(STATED GOAL):
Give an exact transcription of every line, dropping the images.

(SUPPLIED MATERIAL):
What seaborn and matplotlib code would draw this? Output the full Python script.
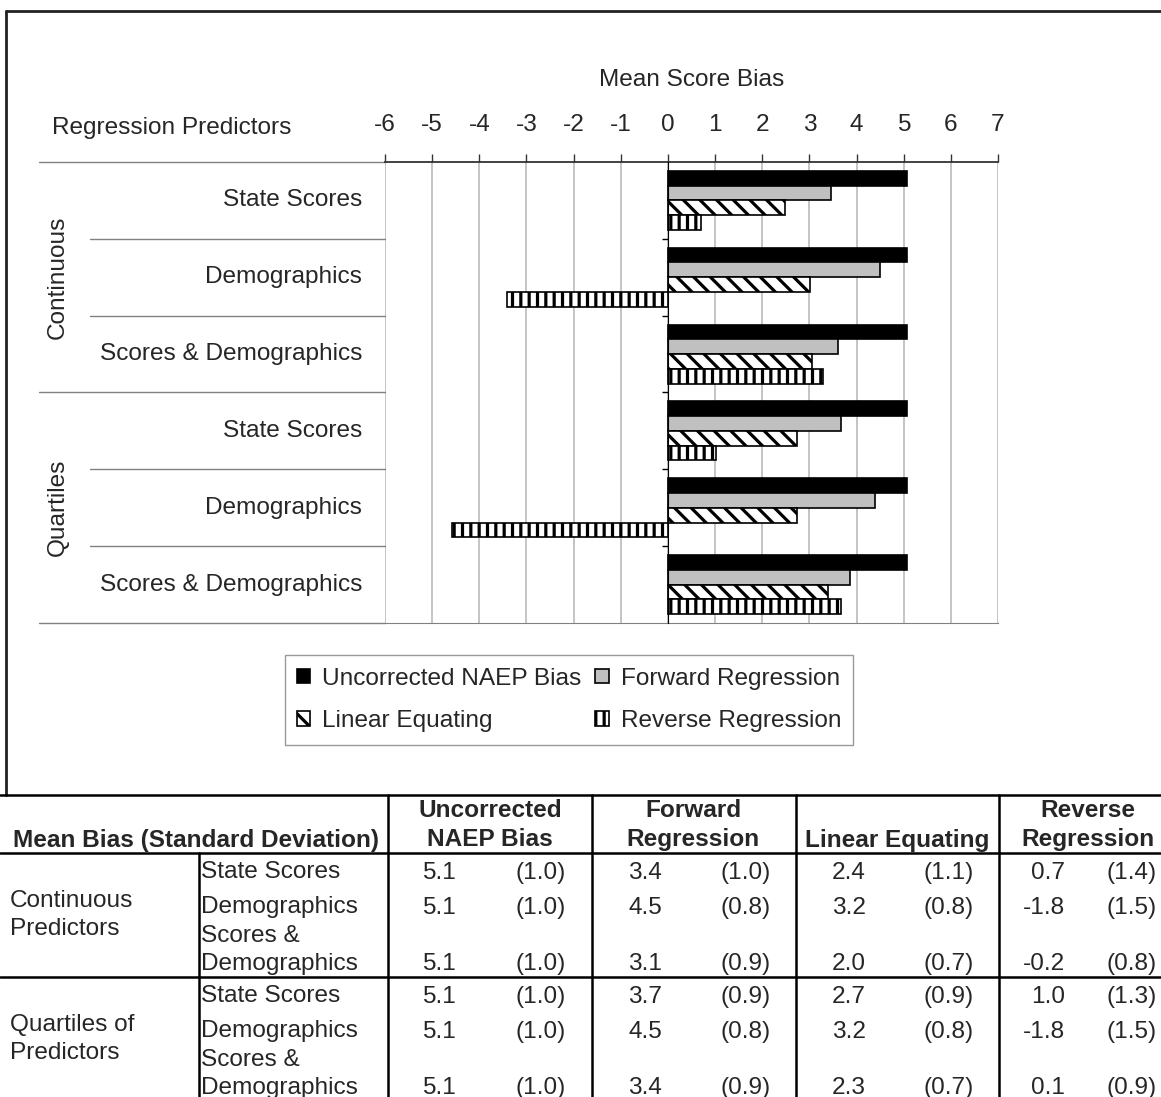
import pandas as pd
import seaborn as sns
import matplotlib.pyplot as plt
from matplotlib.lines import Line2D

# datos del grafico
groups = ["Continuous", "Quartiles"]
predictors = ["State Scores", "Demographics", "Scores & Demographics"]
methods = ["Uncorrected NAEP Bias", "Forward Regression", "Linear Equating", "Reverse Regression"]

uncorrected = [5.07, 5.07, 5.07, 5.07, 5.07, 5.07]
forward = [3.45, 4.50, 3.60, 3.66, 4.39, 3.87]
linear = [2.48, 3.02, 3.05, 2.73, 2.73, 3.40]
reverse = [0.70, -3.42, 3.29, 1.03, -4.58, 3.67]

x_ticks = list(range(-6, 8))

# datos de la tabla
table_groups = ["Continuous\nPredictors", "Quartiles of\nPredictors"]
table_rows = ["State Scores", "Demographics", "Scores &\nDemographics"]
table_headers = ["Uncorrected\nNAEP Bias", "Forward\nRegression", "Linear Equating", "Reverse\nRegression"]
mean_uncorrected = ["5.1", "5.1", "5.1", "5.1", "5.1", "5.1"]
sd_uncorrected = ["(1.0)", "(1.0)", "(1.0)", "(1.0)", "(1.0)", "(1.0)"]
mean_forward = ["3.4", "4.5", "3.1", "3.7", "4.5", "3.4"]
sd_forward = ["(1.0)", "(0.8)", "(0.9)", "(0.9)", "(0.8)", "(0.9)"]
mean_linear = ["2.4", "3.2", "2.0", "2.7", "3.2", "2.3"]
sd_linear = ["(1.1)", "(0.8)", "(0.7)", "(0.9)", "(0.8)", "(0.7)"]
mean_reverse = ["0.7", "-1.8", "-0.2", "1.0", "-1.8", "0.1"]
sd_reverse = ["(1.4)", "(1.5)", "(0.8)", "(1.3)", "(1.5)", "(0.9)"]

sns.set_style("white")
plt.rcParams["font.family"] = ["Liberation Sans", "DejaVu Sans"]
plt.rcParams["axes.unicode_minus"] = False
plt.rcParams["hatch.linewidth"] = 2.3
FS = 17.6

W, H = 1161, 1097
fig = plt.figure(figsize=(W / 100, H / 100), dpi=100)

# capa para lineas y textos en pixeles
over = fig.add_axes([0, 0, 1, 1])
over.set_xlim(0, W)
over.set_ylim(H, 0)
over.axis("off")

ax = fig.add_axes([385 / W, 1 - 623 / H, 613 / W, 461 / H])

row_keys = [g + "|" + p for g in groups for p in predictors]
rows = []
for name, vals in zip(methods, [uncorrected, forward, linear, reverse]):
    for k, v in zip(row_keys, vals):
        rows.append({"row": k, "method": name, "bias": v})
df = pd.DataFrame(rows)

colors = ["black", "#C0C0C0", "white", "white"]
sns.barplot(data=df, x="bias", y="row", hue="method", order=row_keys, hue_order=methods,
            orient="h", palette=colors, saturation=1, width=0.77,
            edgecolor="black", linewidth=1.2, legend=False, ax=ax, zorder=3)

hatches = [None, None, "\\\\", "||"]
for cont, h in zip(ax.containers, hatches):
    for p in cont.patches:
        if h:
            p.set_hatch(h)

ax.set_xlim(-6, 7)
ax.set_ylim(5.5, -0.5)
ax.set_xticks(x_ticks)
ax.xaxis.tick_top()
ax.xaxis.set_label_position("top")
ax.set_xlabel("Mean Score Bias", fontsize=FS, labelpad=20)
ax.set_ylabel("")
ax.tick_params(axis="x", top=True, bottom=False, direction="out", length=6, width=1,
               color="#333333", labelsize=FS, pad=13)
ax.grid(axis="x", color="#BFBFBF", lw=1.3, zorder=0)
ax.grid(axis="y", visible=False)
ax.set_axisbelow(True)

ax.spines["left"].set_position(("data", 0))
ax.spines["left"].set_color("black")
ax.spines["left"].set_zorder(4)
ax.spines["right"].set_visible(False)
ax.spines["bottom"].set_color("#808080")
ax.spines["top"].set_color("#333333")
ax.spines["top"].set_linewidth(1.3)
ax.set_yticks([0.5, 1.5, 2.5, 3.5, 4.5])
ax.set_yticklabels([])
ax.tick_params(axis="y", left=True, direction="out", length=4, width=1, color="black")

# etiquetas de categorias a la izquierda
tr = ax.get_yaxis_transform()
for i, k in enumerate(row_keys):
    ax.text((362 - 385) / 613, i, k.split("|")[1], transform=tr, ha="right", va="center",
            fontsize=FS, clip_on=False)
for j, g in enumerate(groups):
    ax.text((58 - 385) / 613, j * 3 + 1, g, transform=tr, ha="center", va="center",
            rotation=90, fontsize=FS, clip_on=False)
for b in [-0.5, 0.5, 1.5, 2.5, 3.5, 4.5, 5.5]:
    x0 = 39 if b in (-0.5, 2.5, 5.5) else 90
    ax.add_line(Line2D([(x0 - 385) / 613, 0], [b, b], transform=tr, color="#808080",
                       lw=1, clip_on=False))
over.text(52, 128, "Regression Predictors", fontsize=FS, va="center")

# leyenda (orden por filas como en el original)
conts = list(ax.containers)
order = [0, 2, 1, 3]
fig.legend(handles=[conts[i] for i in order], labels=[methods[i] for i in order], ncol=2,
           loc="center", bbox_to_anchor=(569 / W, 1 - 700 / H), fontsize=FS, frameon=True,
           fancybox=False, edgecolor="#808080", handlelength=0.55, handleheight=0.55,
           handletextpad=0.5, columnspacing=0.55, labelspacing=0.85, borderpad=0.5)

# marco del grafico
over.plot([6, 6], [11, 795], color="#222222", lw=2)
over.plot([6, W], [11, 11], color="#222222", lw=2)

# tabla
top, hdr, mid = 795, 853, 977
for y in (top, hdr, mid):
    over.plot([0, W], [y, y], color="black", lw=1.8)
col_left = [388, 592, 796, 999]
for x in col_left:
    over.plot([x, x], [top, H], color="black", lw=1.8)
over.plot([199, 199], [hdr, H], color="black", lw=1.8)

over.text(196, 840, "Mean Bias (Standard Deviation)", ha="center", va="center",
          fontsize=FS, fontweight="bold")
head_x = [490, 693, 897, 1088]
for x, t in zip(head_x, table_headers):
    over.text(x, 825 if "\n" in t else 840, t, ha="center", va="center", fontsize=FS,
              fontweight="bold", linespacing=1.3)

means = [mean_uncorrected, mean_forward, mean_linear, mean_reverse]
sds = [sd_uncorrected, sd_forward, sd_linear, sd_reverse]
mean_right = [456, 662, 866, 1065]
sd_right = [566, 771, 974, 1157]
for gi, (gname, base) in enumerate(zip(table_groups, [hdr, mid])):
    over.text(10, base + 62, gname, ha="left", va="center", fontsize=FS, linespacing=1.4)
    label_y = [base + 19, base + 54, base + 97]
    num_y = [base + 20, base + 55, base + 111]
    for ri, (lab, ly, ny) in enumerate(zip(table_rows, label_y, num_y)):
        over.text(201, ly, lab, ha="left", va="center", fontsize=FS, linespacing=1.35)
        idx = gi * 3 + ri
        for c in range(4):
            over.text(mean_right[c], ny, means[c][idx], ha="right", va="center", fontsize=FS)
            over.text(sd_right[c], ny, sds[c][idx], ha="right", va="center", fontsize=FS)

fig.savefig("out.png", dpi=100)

(TASK OUTPUT):
What seaborn and matplotlib code would draw this? Output the full Python script.
import pandas as pd
import seaborn as sns
import matplotlib.pyplot as plt
from matplotlib.lines import Line2D

# datos del grafico
groups = ["Continuous", "Quartiles"]
predictors = ["State Scores", "Demographics", "Scores & Demographics"]
methods = ["Uncorrected NAEP Bias", "Forward Regression", "Linear Equating", "Reverse Regression"]

uncorrected = [5.07, 5.07, 5.07, 5.07, 5.07, 5.07]
forward = [3.45, 4.50, 3.60, 3.66, 4.39, 3.87]
linear = [2.48, 3.02, 3.05, 2.73, 2.73, 3.40]
reverse = [0.70, -3.42, 3.29, 1.03, -4.58, 3.67]

x_ticks = list(range(-6, 8))

# datos de la tabla
table_groups = ["Continuous\nPredictors", "Quartiles of\nPredictors"]
table_rows = ["State Scores", "Demographics", "Scores &\nDemographics"]
table_headers = ["Uncorrected\nNAEP Bias", "Forward\nRegression", "Linear Equating", "Reverse\nRegression"]
mean_uncorrected = ["5.1", "5.1", "5.1", "5.1", "5.1", "5.1"]
sd_uncorrected = ["(1.0)", "(1.0)", "(1.0)", "(1.0)", "(1.0)", "(1.0)"]
mean_forward = ["3.4", "4.5", "3.1", "3.7", "4.5", "3.4"]
sd_forward = ["(1.0)", "(0.8)", "(0.9)", "(0.9)", "(0.8)", "(0.9)"]
mean_linear = ["2.4", "3.2", "2.0", "2.7", "3.2", "2.3"]
sd_linear = ["(1.1)", "(0.8)", "(0.7)", "(0.9)", "(0.8)", "(0.7)"]
mean_reverse = ["0.7", "-1.8", "-0.2", "1.0", "-1.8", "0.1"]
sd_reverse = ["(1.4)", "(1.5)", "(0.8)", "(1.3)", "(1.5)", "(0.9)"]

sns.set_style("white")
plt.rcParams["font.family"] = ["Liberation Sans", "DejaVu Sans"]
plt.rcParams["axes.unicode_minus"] = False
plt.rcParams["hatch.linewidth"] = 2.3
FS = 17.6

W, H = 1161, 1097
fig = plt.figure(figsize=(W / 100, H / 100), dpi=100)

# capa para lineas y textos en pixeles
over = fig.add_axes([0, 0, 1, 1])
over.set_xlim(0, W)
over.set_ylim(H, 0)
over.axis("off")

ax = fig.add_axes([385 / W, 1 - 623 / H, 613 / W, 461 / H])

row_keys = [g + "|" + p for g in groups for p in predictors]
rows = []
for name, vals in zip(methods, [uncorrected, forward, linear, reverse]):
    for k, v in zip(row_keys, vals):
        rows.append({"row": k, "method": name, "bias": v})
df = pd.DataFrame(rows)

colors = ["black", "#C0C0C0", "white", "white"]
sns.barplot(data=df, x="bias", y="row", hue="method", order=row_keys, hue_order=methods,
            orient="h", palette=colors, saturation=1, width=0.77,
            edgecolor="black", linewidth=1.2, legend=False, ax=ax, zorder=3)

hatches = [None, None, "\\\\", "||"]
for cont, h in zip(ax.containers, hatches):
    for p in cont.patches:
        if h:
            p.set_hatch(h)

ax.set_xlim(-6, 7)
ax.set_ylim(5.5, -0.5)
ax.set_xticks(x_ticks)
ax.xaxis.tick_top()
ax.xaxis.set_label_position("top")
ax.set_xlabel("Mean Score Bias", fontsize=FS, labelpad=20)
ax.set_ylabel("")
ax.tick_params(axis="x", top=True, bottom=False, direction="out", length=6, width=1,
               color="#333333", labelsize=FS, pad=13)
ax.grid(axis="x", color="#BFBFBF", lw=1.3, zorder=0)
ax.grid(axis="y", visible=False)
ax.set_axisbelow(True)

ax.spines["left"].set_position(("data", 0))
ax.spines["left"].set_color("black")
ax.spines["left"].set_zorder(4)
ax.spines["right"].set_visible(False)
ax.spines["bottom"].set_color("#808080")
ax.spines["top"].set_color("#333333")
ax.spines["top"].set_linewidth(1.3)
ax.set_yticks([0.5, 1.5, 2.5, 3.5, 4.5])
ax.set_yticklabels([])
ax.tick_params(axis="y", left=True, direction="out", length=4, width=1, color="black")

# etiquetas de categorias a la izquierda
tr = ax.get_yaxis_transform()
for i, k in enumerate(row_keys):
    ax.text((362 - 385) / 613, i, k.split("|")[1], transform=tr, ha="right", va="center",
            fontsize=FS, clip_on=False)
for j, g in enumerate(groups):
    ax.text((58 - 385) / 613, j * 3 + 1, g, transform=tr, ha="center", va="center",
            rotation=90, fontsize=FS, clip_on=False)
for b in [-0.5, 0.5, 1.5, 2.5, 3.5, 4.5, 5.5]:
    x0 = 39 if b in (-0.5, 2.5, 5.5) else 90
    ax.add_line(Line2D([(x0 - 385) / 613, 0], [b, b], transform=tr, color="#808080",
                       lw=1, clip_on=False))
over.text(52, 128, "Regression Predictors", fontsize=FS, va="center")

# leyenda (orden por filas como en el original)
conts = list(ax.containers)
order = [0, 2, 1, 3]
fig.legend(handles=[conts[i] for i in order], labels=[methods[i] for i in order], ncol=2,
           loc="center", bbox_to_anchor=(569 / W, 1 - 700 / H), fontsize=FS, frameon=True,
           fancybox=False, edgecolor="#808080", handlelength=0.55, handleheight=0.55,
           handletextpad=0.5, columnspacing=0.55, labelspacing=0.85, borderpad=0.5)

# marco del grafico
over.plot([6, 6], [11, 795], color="#222222", lw=2)
over.plot([6, W], [11, 11], color="#222222", lw=2)

# tabla
top, hdr, mid = 795, 853, 977
for y in (top, hdr, mid):
    over.plot([0, W], [y, y], color="black", lw=1.8)
col_left = [388, 592, 796, 999]
for x in col_left:
    over.plot([x, x], [top, H], color="black", lw=1.8)
over.plot([199, 199], [hdr, H], color="black", lw=1.8)

over.text(196, 840, "Mean Bias (Standard Deviation)", ha="center", va="center",
          fontsize=FS, fontweight="bold")
head_x = [490, 693, 897, 1088]
for x, t in zip(head_x, table_headers):
    over.text(x, 825 if "\n" in t else 840, t, ha="center", va="center", fontsize=FS,
              fontweight="bold", linespacing=1.3)

means = [mean_uncorrected, mean_forward, mean_linear, mean_reverse]
sds = [sd_uncorrected, sd_forward, sd_linear, sd_reverse]
mean_right = [456, 662, 866, 1065]
sd_right = [566, 771, 974, 1157]
for gi, (gname, base) in enumerate(zip(table_groups, [hdr, mid])):
    over.text(10, base + 62, gname, ha="left", va="center", fontsize=FS, linespacing=1.4)
    label_y = [base + 19, base + 54, base + 97]
    num_y = [base + 20, base + 55, base + 111]
    for ri, (lab, ly, ny) in enumerate(zip(table_rows, label_y, num_y)):
        over.text(201, ly, lab, ha="left", va="center", fontsize=FS, linespacing=1.35)
        idx = gi * 3 + ri
        for c in range(4):
            over.text(mean_right[c], ny, means[c][idx], ha="right", va="center", fontsize=FS)
            over.text(sd_right[c], ny, sds[c][idx], ha="right", va="center", fontsize=FS)

fig.savefig("out.png", dpi=100)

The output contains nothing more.